Objective:
Retype the data that follows line by line, exactly, and leave its pictures out.

** start Given information **

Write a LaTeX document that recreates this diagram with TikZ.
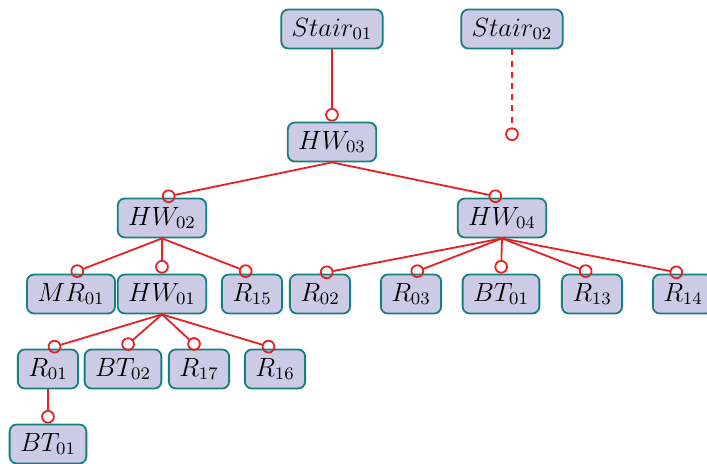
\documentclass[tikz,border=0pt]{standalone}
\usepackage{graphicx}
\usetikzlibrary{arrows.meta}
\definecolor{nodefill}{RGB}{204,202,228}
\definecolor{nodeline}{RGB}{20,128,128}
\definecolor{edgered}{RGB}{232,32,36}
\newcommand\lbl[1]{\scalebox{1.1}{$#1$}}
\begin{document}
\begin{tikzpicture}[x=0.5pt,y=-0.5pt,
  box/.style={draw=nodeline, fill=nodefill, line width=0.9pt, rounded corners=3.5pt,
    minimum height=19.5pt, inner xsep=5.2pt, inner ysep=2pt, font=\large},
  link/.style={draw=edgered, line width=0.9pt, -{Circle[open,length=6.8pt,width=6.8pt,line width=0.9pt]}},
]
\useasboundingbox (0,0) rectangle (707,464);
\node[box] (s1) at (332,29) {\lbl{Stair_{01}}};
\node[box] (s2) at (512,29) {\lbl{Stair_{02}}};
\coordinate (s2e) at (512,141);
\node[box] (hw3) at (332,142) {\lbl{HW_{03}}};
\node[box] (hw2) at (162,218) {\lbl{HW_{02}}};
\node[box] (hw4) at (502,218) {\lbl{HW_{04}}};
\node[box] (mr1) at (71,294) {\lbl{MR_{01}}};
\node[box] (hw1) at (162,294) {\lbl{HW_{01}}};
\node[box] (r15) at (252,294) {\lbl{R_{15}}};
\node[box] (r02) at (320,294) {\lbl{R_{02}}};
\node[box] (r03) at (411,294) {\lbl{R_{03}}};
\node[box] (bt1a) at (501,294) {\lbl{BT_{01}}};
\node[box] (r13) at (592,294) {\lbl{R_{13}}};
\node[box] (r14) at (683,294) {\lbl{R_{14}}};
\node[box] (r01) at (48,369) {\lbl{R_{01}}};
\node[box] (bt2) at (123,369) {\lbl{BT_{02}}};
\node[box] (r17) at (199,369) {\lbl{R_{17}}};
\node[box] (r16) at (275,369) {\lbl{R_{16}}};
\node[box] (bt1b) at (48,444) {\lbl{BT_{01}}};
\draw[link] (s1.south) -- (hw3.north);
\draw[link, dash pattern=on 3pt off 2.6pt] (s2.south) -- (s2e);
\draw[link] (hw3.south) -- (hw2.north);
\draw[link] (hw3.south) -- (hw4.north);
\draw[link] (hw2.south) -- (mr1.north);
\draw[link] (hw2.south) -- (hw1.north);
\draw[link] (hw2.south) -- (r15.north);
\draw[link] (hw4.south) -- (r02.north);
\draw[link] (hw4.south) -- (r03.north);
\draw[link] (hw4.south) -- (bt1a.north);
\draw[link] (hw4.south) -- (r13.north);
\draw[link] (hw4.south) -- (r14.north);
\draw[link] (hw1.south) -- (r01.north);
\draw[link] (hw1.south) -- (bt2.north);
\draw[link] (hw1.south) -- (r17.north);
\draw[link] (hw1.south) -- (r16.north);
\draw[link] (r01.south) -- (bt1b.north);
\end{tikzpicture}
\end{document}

** end Given information **

Response to this task:
Write a LaTeX document that recreates this diagram with TikZ.
\documentclass[tikz,border=0pt]{standalone}
\usepackage{graphicx}
\usetikzlibrary{arrows.meta}
\definecolor{nodefill}{RGB}{204,202,228}
\definecolor{nodeline}{RGB}{20,128,128}
\definecolor{edgered}{RGB}{232,32,36}
\newcommand\lbl[1]{\scalebox{1.1}{$#1$}}
\begin{document}
\begin{tikzpicture}[x=0.5pt,y=-0.5pt,
  box/.style={draw=nodeline, fill=nodefill, line width=0.9pt, rounded corners=3.5pt,
    minimum height=19.5pt, inner xsep=5.2pt, inner ysep=2pt, font=\large},
  link/.style={draw=edgered, line width=0.9pt, -{Circle[open,length=6.8pt,width=6.8pt,line width=0.9pt]}},
]
\useasboundingbox (0,0) rectangle (707,464);
\node[box] (s1) at (332,29) {\lbl{Stair_{01}}};
\node[box] (s2) at (512,29) {\lbl{Stair_{02}}};
\coordinate (s2e) at (512,141);
\node[box] (hw3) at (332,142) {\lbl{HW_{03}}};
\node[box] (hw2) at (162,218) {\lbl{HW_{02}}};
\node[box] (hw4) at (502,218) {\lbl{HW_{04}}};
\node[box] (mr1) at (71,294) {\lbl{MR_{01}}};
\node[box] (hw1) at (162,294) {\lbl{HW_{01}}};
\node[box] (r15) at (252,294) {\lbl{R_{15}}};
\node[box] (r02) at (320,294) {\lbl{R_{02}}};
\node[box] (r03) at (411,294) {\lbl{R_{03}}};
\node[box] (bt1a) at (501,294) {\lbl{BT_{01}}};
\node[box] (r13) at (592,294) {\lbl{R_{13}}};
\node[box] (r14) at (683,294) {\lbl{R_{14}}};
\node[box] (r01) at (48,369) {\lbl{R_{01}}};
\node[box] (bt2) at (123,369) {\lbl{BT_{02}}};
\node[box] (r17) at (199,369) {\lbl{R_{17}}};
\node[box] (r16) at (275,369) {\lbl{R_{16}}};
\node[box] (bt1b) at (48,444) {\lbl{BT_{01}}};
\draw[link] (s1.south) -- (hw3.north);
\draw[link, dash pattern=on 3pt off 2.6pt] (s2.south) -- (s2e);
\draw[link] (hw3.south) -- (hw2.north);
\draw[link] (hw3.south) -- (hw4.north);
\draw[link] (hw2.south) -- (mr1.north);
\draw[link] (hw2.south) -- (hw1.north);
\draw[link] (hw2.south) -- (r15.north);
\draw[link] (hw4.south) -- (r02.north);
\draw[link] (hw4.south) -- (r03.north);
\draw[link] (hw4.south) -- (bt1a.north);
\draw[link] (hw4.south) -- (r13.north);
\draw[link] (hw4.south) -- (r14.north);
\draw[link] (hw1.south) -- (r01.north);
\draw[link] (hw1.south) -- (bt2.north);
\draw[link] (hw1.south) -- (r17.north);
\draw[link] (hw1.south) -- (r16.north);
\draw[link] (r01.south) -- (bt1b.north);
\end{tikzpicture}
\end{document}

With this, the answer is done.